Well, you could lie. But what does that do for your reputation. If you say on your web page that you serve spicy vegetarian pizza and you serve only spicy chicken pizza, I will be quite unhappy when I've walked across the city only to find you don't serve the type of pizza I explicitly searched out for. Lying about your products on the Web is an utterly silly thing to do, and the Semantic Web is just a machine readable version of that.

If you lie about things like that, your customers/irritated would-be customers are fairly likely to write bad reviews of your business on their blogs and tag it up specifically so that the next time someone searches for Joe's Pizza, they are going to find a rant about how Joe lies about his pizza toppings. Instead, they may have written a nice comment about your pizza if you didn't lie.

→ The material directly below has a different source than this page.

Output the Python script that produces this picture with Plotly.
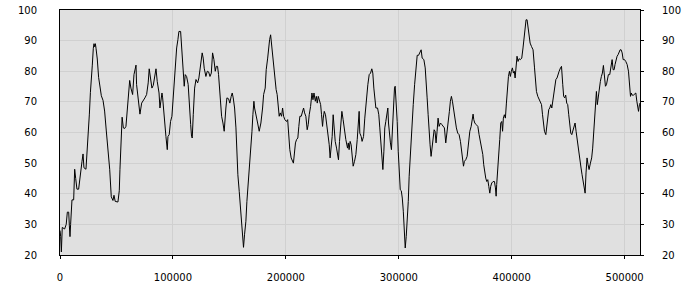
import plotly.graph_objects as go

x_vals = [
    0, 600, 1200, 2000, 4100, 5500, 6500, 7700, 8300, 8850, 9400, 10600, 12100, 13000, 13900, 15000,
    16500, 17700, 19500, 20400, 21200, 23000, 23900, 25100, 26000, 26900, 27700, 28600, 29500, 30100,
    30700, 31300, 31900, 33000, 34200, 35400, 36600, 38100, 39500, 41000, 42500, 44000, 45400, 46900,
    47800, 48900, 51300, 52500, 53100, 54300, 55000, 56100, 57200, 58400, 59600, 60800, 61700,
    62800, 64300, 65500, 66700, 67300, 67800, 69300, 70800, 72300, 73700, 75200, 76700, 78100, 79000,
    80200, 81400, 82600, 83800, 85000, 86100, 87000, 87700, 88500, 89400, 90300, 90900, 92000, 92900,
    93800, 95000, 95600, 96700, 97900, 99100, 100300, 101200, 102100, 103300, 104400, 105300, 106800,
    107700, 108600, 109400, 110000, 110900, 112100, 113500, 114400, 115700, 116500, 117100, 118000,
    119200, 120400, 121900, 123000, 123900, 124800, 125900, 126800,
    127700, 129200, 130400, 131600, 132800, 134000, 135100, 136300, 137500, 138400, 139500, 140400,
    141300, 142200, 143100, 144300, 145400, 146900, 147800, 149300, 150400, 151600, 152500, 153400,
    154600, 155800, 156600, 157500, 158700, 159900, 160800, 161700, 162500, 163400, 164600, 165500,
    166700, 167900, 168800, 170000, 170800, 171700, 172300, 173500, 175000, 176400, 177900, 179400,
    180300, 181700, 182600, 183900, 184700, 185600, 186500, 187300, 188500, 189700, 190600, 191400,
    192300, 193200, 194100, 195000, 196200, 197100, 198000, 199100, 200600, 201600, 202500, 203500,
    204700, 205900, 206700, 207600, 208500, 209500, 210600, 211500, 212400, 213600, 214800, 215700,
    216600, 217700, 218900, 219800, 220700, 221900, 223100, 224000, 224900, 226100, 227000, 227800,
    228700, 229800, 230800, 231600, 232500, 233100, 234000, 235100, 236000, 237200, 238400, 239200,
    240100, 241000, 241900, 242800, 243700, 244900, 245700, 246600, 247500, 248400, 249600, 250700,
    251900, 253100,
    254600, 255300, 256000, 256900, 257800, 258700, 259600, 260800, 262000, 263200, 264400, 264900,
    265500, 266700, 267500, 268800, 269900, 270800, 271700, 272600, 273800, 275000, 276100, 277000,
    277900, 278800, 279700, 281200, 282300, 283200, 284100, 285000, 285900, 286800, 287600, 288500,
    289400, 290300, 290900, 291800, 292600, 293500, 294400, 295300, 296200, 296800, 297700, 298600,
    299500, 300400, 301300, 302200, 303100, 304000, 304900, 305700, 306600, 307500, 308400, 309200,
    310400, 311600, 312800, 314000, 315100, 316300, 317500,
    318600, 319800, 320700, 322200, 323400, 324200, 325100, 326000, 326800, 327700, 328600, 329500,
    330400, 331300, 332100, 333000, 333900, 334800, 335700, 336900, 338100, 339200, 340400, 341600,
    342800, 343900, 344800, 345700, 346600, 347500, 348700, 349800, 351000, 352200, 353400, 354600,
    355500, 356400, 357300, 358100, 359300, 360500, 361700, 362900, 364100, 364900, 365800, 366400,
    367300, 368500, 370000, 371100, 372300, 373500, 374400, 375200, 376100, 377000, 377900, 378800,
    379700, 380600, 381400, 382300,
    383500, 384700, 385600, 386200, 386700, 387600, 388500, 389400, 390300, 391200, 391900, 392600,
    393500, 394400, 395300, 396200, 397100, 398000, 398800, 399700, 400600, 401500, 402300, 403000,
    403800, 404700, 405600, 406500, 407700, 408900, 410000, 410900, 411800, 412700, 413600, 414500,
    415400, 416300, 417500, 418900, 420200, 421000, 421900, 423100, 424300, 425500, 426400, 427300,
    428100, 429000, 430200, 431100, 432000, 432800, 433700, 434600, 435500, 436400, 437300, 438200,
    439100, 440100, 441100, 442000, 443200, 444100,
    445200, 446000, 446900, 447800, 448700, 449600, 450500, 451400, 452300, 453200, 454000, 455200,
    456100, 457000, 457900, 458800, 459700, 460500, 461400, 462300, 463200, 464100, 465000, 465800,
    466700, 467600, 468500, 469700, 470800, 471700, 472600, 473500, 474400, 475000, 475800, 476700,
    477600, 478500, 479400, 480300, 481200, 482100, 483000, 483900, 484800, 485600, 486800, 488000,
    488900, 489800, 490700, 491500, 492400, 493300, 494200, 495100, 496000, 496900, 497800, 498700,
    499900, 501000, 502200, 503400, 504300, 505200, 505900, 506600, 507800, 509000, 509900, 510800,
    511700, 512300, 513100, 513600,
]

y_vals = [
    28, 26, 21, 29, 28.5, 30, 34, 34, 29.5, 26, 30, 38, 38, 48, 45, 41.5,
    41.5, 46, 50.6, 53, 48.5, 48, 53, 59, 66, 73, 79, 82, 87.5, 89,
    88, 89, 87.5, 84, 78, 75, 72, 70.5, 67, 60.5, 54, 48, 39, 37.8,
    39.5, 37.5, 37.3, 41, 48, 63.5, 65, 61.5, 61.3, 62, 67, 72.5, 77,
    74.5, 72.4, 78.9, 81.6, 82, 75.7, 71.3, 66, 69.6, 70.7, 71.3, 72.4, 76.2, 80.8,
    76.7, 74.5, 75.4, 78.9, 80.8, 76.7, 74.5, 72.9, 68, 71.3, 72.9, 71.3, 65.8, 62.6,
    58.7, 54.4, 58.7, 59.3, 63.6, 65.3, 71.3, 76.7, 83.2, 87.6, 90.3, 93, 93,
    88.7, 83.2, 78.9, 75.1, 78.9, 78.3, 75.7, 69.1, 62.6, 58.7, 58.2, 65.8,
    74.5, 77.3, 76.2, 77.8, 80, 82.7, 86, 84.3,
    81, 78.3, 80, 79.8, 78.3, 79.4, 86, 83.8, 80, 81.6, 81.6, 78.9,
    75.1, 69.1, 65.3, 63.1, 60.4, 68, 71.3, 71, 69.6, 71.8, 72.9, 71.3,
    68, 61.5, 53.9, 46.2, 40.8, 35.3, 30.4, 26.6, 22.5, 26.6, 31, 37.5,
    43, 49.5, 53.9, 60.4, 65.8, 70.2, 68, 65.3, 63.1, 60.4, 63.1, 68,
    72.4, 74.5, 80.5, 84.3, 87.6, 90.3, 91.9, 88.7, 84.3, 80.5, 77.3, 74,
    72.4, 69.1, 65.3, 66.4, 65.3, 68, 65.3, 64.2, 63.6, 64.2, 58.7, 54.4,
    51.7, 50.6, 50, 53.3, 56.6, 57.7, 58.2, 62, 65.3, 65.3, 66.9, 68,
    66.4, 65.3, 60.9, 62.6, 65.8, 68.5, 72.9, 70.7, 72.9, 70.2, 71.8, 69.6,
    71.8, 70.2, 69.1, 65.8, 62, 64.7, 66.9, 65.8, 63.1, 59.8, 56, 51.7,
    54.9, 58.7, 65.8, 60.4, 57.1, 54.9, 53.3, 51.1, 57.1, 63.1, 66.9, 64.2,
    59.8, 57.7,
    54.9, 56.6, 54.4, 57.1, 56, 53.3, 49, 50.6, 52.8, 57.7, 63.1, 66.9,
    59.8, 58.7, 57.1, 58.7, 64.7, 69.1, 71.3, 75.6, 78.9, 79.4, 80.8, 79.4,
    74.5, 71.3, 68, 68, 65.8, 61.5, 57.1, 52.2, 47.9, 53.9, 61.5, 63.6,
    65.8, 68, 63.1, 57.7, 56.6, 54.4, 61.5, 68, 74.5, 75.1, 70.2, 63.6,
    53.9, 47.3, 41.3, 41, 38.6, 34.3, 28.3, 22.3, 26.1, 31, 37.5, 45.7,
    54.9, 63.1, 69.1, 75.6, 81.6, 85.2, 85.2,
    86.3, 87, 84.3, 83.8, 81.1, 74.5, 71.3, 65.8, 59.3, 56, 52.2, 56,
    59.3, 60.9, 60.4, 56.6, 60.4, 64.7, 62, 63.1, 62.6, 62, 61.5, 56.6,
    60.4, 62, 66.9, 70.2, 71.8, 70.2, 66.9, 64.7, 61.5, 59.8, 59.3, 57.1,
    53.9, 50.6, 49, 50.6, 51.1, 52.2, 57.1, 60.4, 62, 64.7, 66, 64.2,
    63.1, 62.6, 62, 59.3, 57.1, 53.9, 52.8, 49.5, 46.8, 45.1, 44, 44.6,
    42.4, 40.2, 42.4, 43.5,
    44, 44, 41.9, 39.2, 43, 49.5, 52.8, 57.7, 63.1, 63.6, 60.4, 64.7,
    65.8, 64.7, 69.6, 75.1, 78.3, 80, 78.3, 80, 81.1, 79.4, 80, 77.8,
    81.1, 84.9, 83.2, 84.1, 83.8, 84.3, 87.6, 91.4, 94.7, 96.8, 96.8, 94.1,
    91.9, 89.2, 88.1, 87, 81.1, 77.3, 73.4, 71.8, 70.7, 69.6, 69.1, 65.8,
    62, 60.4, 59.3, 62, 65.8, 67.5, 68, 69.1, 68, 70.2, 72.9, 76.2,
    77.3, 77.8, 79.4, 80, 81.1, 81.6,
    75.6, 71.8, 71.3, 72.2, 69.6, 69.1, 65.8, 62.6, 59.8, 59.3, 60.4, 62.6,
    63.1, 60.4, 57.7, 56, 52.2, 49.5, 48.4, 46.2, 44, 42.4, 40.2, 46.8,
    51.7, 49.5, 47.9, 50, 51.7, 54.9, 60.4, 65.8, 70.2, 73.4, 69.1, 72.4,
    74.5, 76.7, 78.3, 79.4, 81.9, 78.9, 75.1, 75.6, 77.3, 78.9, 78.9, 81.6,
    83.8, 80.5, 80.5, 82.2, 83.8, 84.9, 85.4, 86.5, 87, 87, 86, 83.8,
    83.8, 83.2, 82.2, 80, 75.6, 71.8, 72.9, 72.2, 72.2, 72.6, 72.9, 70.2,
    68.5, 66.9, 69.1, 69.6,
]

x_ticks = [0, 100000, 200000, 300000, 400000, 500000]
y_ticks = [20, 30, 40, 50, 60, 70, 80, 90, 100]

font = dict(family="DejaVu Sans, Verdana, sans-serif", size=10, color="#000000")

fig = go.Figure()
fig.add_trace(go.Scatter(x=x_vals, y=y_vals, mode="lines",
                         line=dict(color="#000000", width=1),
                         showlegend=False, hoverinfo="skip"))
fig.add_trace(go.Scatter(x=x_vals, y=y_vals, mode="lines", yaxis="y2",
                         line=dict(color="rgba(0,0,0,0)", width=1),
                         showlegend=False, hoverinfo="skip"))

fig.update_layout(
    template="none",
    width=700, height=300,
    margin=dict(l=60, r=60, t=10, b=45, pad=0),
    paper_bgcolor="#ffffff",
    plot_bgcolor="#e0e0e0",
    font=font,
    xaxis=dict(
        range=[0, 513600], tickvals=x_ticks, ticktext=[str(v) for v in x_ticks],
        showgrid=True, gridcolor="#d0d0d0", gridwidth=1,
        showline=True, linecolor="#000000", linewidth=1, mirror=True,
        ticks="outside", ticklen=3, tickcolor="#000000",
        ticklabelstandoff=10, zeroline=False, automargin=False, tickfont=font,
    ),
    yaxis=dict(
        range=[20, 100], tickvals=y_ticks,
        showgrid=True, gridcolor="#d0d0d0", gridwidth=1,
        showline=True, linecolor="#000000", linewidth=1, mirror=True,
        ticks="", ticklabelstandoff=20, zeroline=False, automargin=False, tickfont=font,
    ),
    yaxis2=dict(
        range=[20, 100], tickvals=y_ticks, overlaying="y", side="right",
        showgrid=False, showline=False, zeroline=False,
        ticks="outside", ticklen=3, tickcolor="#000000",
        ticklabelstandoff=16, automargin=False, tickfont=font,
    ),
)

fig.write_html("out.html")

Data you put on the Semantic Web may be thought of as analagous to certain data you put out anyway. So, for Joe's Pizza, it's equivalent to an advertising flyer or downloadable menu on their site. Lying on the Semantic Web could have the same kind of real world consequences for a business as lying in real life - irritated customers, legal action or, for instance, a body like the Advertising Standards Agency breathing down one's throat about false advertising.

This may sound somewhat absurd, but it's an argument that is often brought up (see the Arguments against the Semantic Web page).

[edit] Why should I bother with this? Nobody else is.

That's a fair point. It is becoming easier and easier to add semantics to one's site, and there are plenty of people to help you do it. "A little semantics goes a long way", as some people have said. You can add very small amounts and provide enormous benefit to your users.

For instance, the hCard microformat allows people with certain types of computers to automatically add your name, address and other contact details to their computer's Address Book with ease. It would take a competent web designer all of fifteen minutes to add it to their site, and it makes it a lot easier for what is currently a small minority of people.

But as more sites start using it, it will become more useful. It is a symbiotic cycle between the producer of the content and the user.

[edit] Someone might use this stuff to hack my site or steal my content.

This is a justifiable concern, and one that non-technical people should take seriously. There are a number of ways to go about adding semantic data to one's site, and they offer different risks and rewards.

For instance, the embedded semantics route - microformats, eRDF and RDFa - do not present any real kind of security risk at all. The external semantics route - providing a separate file, or what is called a SPARQL endpoint - may provide some security concerns, but these are easily solved by experienced people, and should not be enough of a concern to cancel such a project, but rather just to make sure that the people implementing it are knowledgeable about security.

As for people infringing on your intellectual property - yes, that is another concern that people do have, but it's one that should not really be significant. If you put data out there on the Semantic Web, it is at as much risk of copyright and IP infringement as any other data that is on the public-facing Internet. There are mechanisms - the 'rel-license' microformat and the cc:Work class in RDF which allow you to provide a Creative Commons license on your data to allow other people to use it. But providing data publicly in more semantic formats does not imply that you have given up any IP rights.